Ausgabe vom 1. Februar 2012
Wien (OTS) - Die Regierung ist also wild entschlossen, Sparwillen
zu demonstrieren. Es soll ein bis 2016 komponiertes Paket geschnürt
werden, das eine möglichst hohe Zahl aufweist - auf dass die
Ratingagentur im Angesicht der Milliarden beschämt das "Triple A"
zurückgibt sowie EU und Bevölkerung beeindruckt applaudieren.
Bis dahin wird es noch ein bisschen dauern, denn der nicht
unerhebliche Streitpunkt ist, dass sie nicht weiß, wie viel
eingespart werden soll.
Wenn sie sich der Mittelfrist-Prognose des
Wirtschaftsforschungsinstituts anschließt, könnte das Maßnahmenpaket
kleiner sein. Wenn sie den Horror-Zahlen des Finanzministeriums
folgt, müsste es größer sein. Die nach 2016 vermuteten
Folge-Einsparungen (ein höheres Pensionsalter hat ja Auswirkungen
über 2016 hinaus) eingerechnet, ist derzeit zwischen 10 und 30
Milliarden Euro jede Zahl möglich.
Ein kleines Beispiel in Sachen budgetäre Zahlenmystik: Faymann und
Spindelegger könnten heute schon dem staunenden Publikum erklären,
dass die gute Arbeit der Regierung im Jahr 2011 das Defizit um 3,2
Milliarden Euro verringert habe. Denn im April 2011 ging die
Regierung gemäß Bundesfinanzrahmen noch von einem Abgang in Höhe von
7,6 Milliarden Euro aus. Tatsächlich sind es 4,4 Milliarden.
Nun hat das Finanzministerium zu diesem Zeitpunkt besonders
vorsichtig geschätzt, weil die Wirtschaftsentwicklung alles andere
als sicher war. Aber diese Entwicklung ist auch in den kommenden fünf
Jahren schwierig einzuschätzen - Wirtschaft ist eben dynamisch.
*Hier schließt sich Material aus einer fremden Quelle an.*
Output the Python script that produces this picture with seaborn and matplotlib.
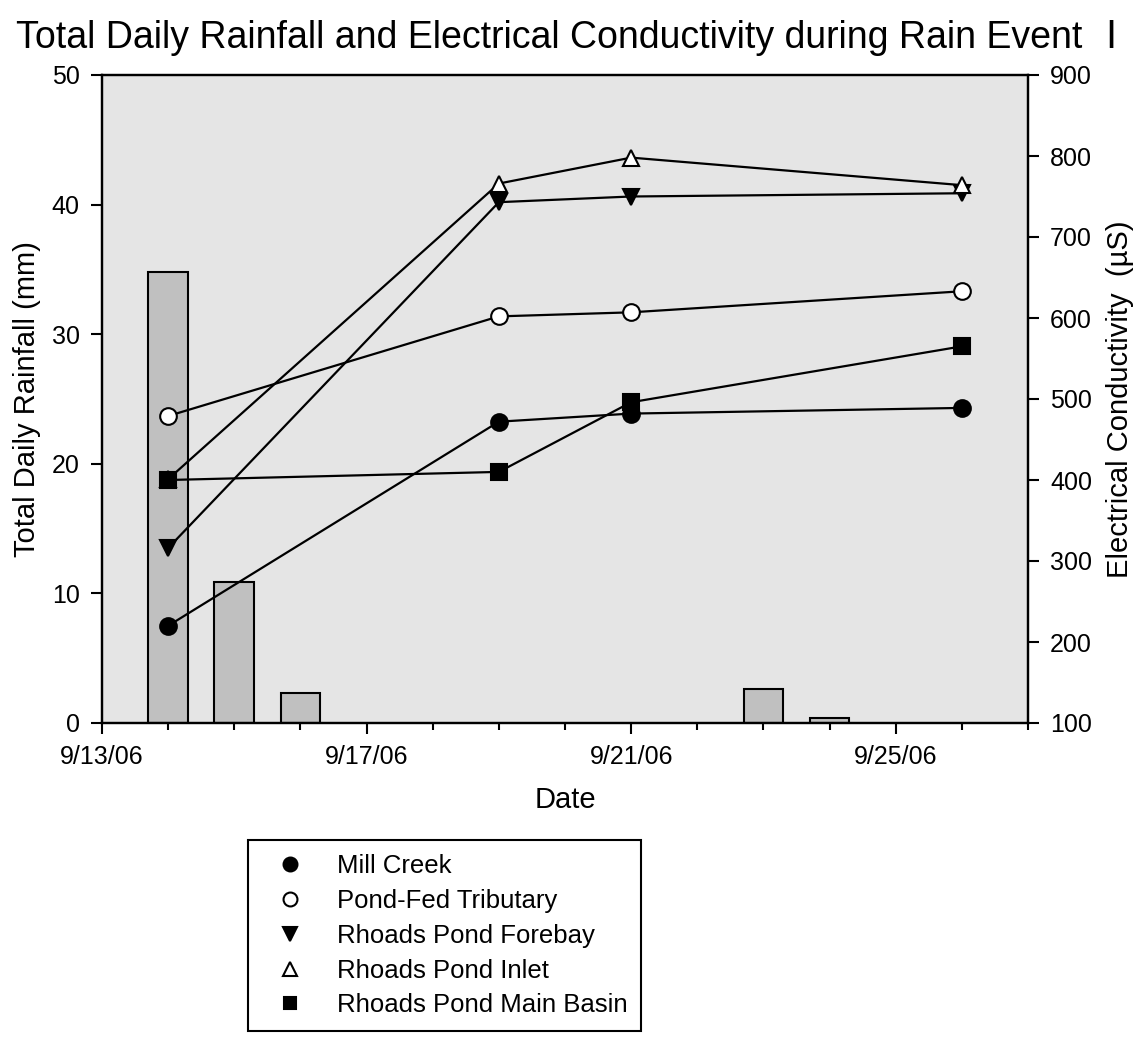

Die in den Regierungsverhandlungen vorgelegten Prognosen des
Finanzministeriums sind übrigens der Öffentlichkeit bisher nicht
mitgeteilt worden. Wozu auch? Der Bürger soll ja nur beeindruckt sein
- und die Rechnung bezahlen.
Abgesehen von dieser seltsamen Vorstellung von Transparenz tobt genau
deswegen ein heftiger Schlagabtausch in der Regierung: Die SPÖ hält
sich eher an die publizierten Zahlen des
Wirtschaftsforschungsinstitutes. Die Finanzministerin glaubt die
Budget-Annahmen aus ihrem Haus. Dazwischen klaffen Milliarden, die
entweder als Einsparung oder als Steuererhöhung daherkommen.
Wenn die Regierung also die Bürger beeindrucken möchte, sollte sie
sich auf Fakten einigen. Und diese unverzüglich dem Souverän zur
Verfügung stellen - sprich: veröffentlichen.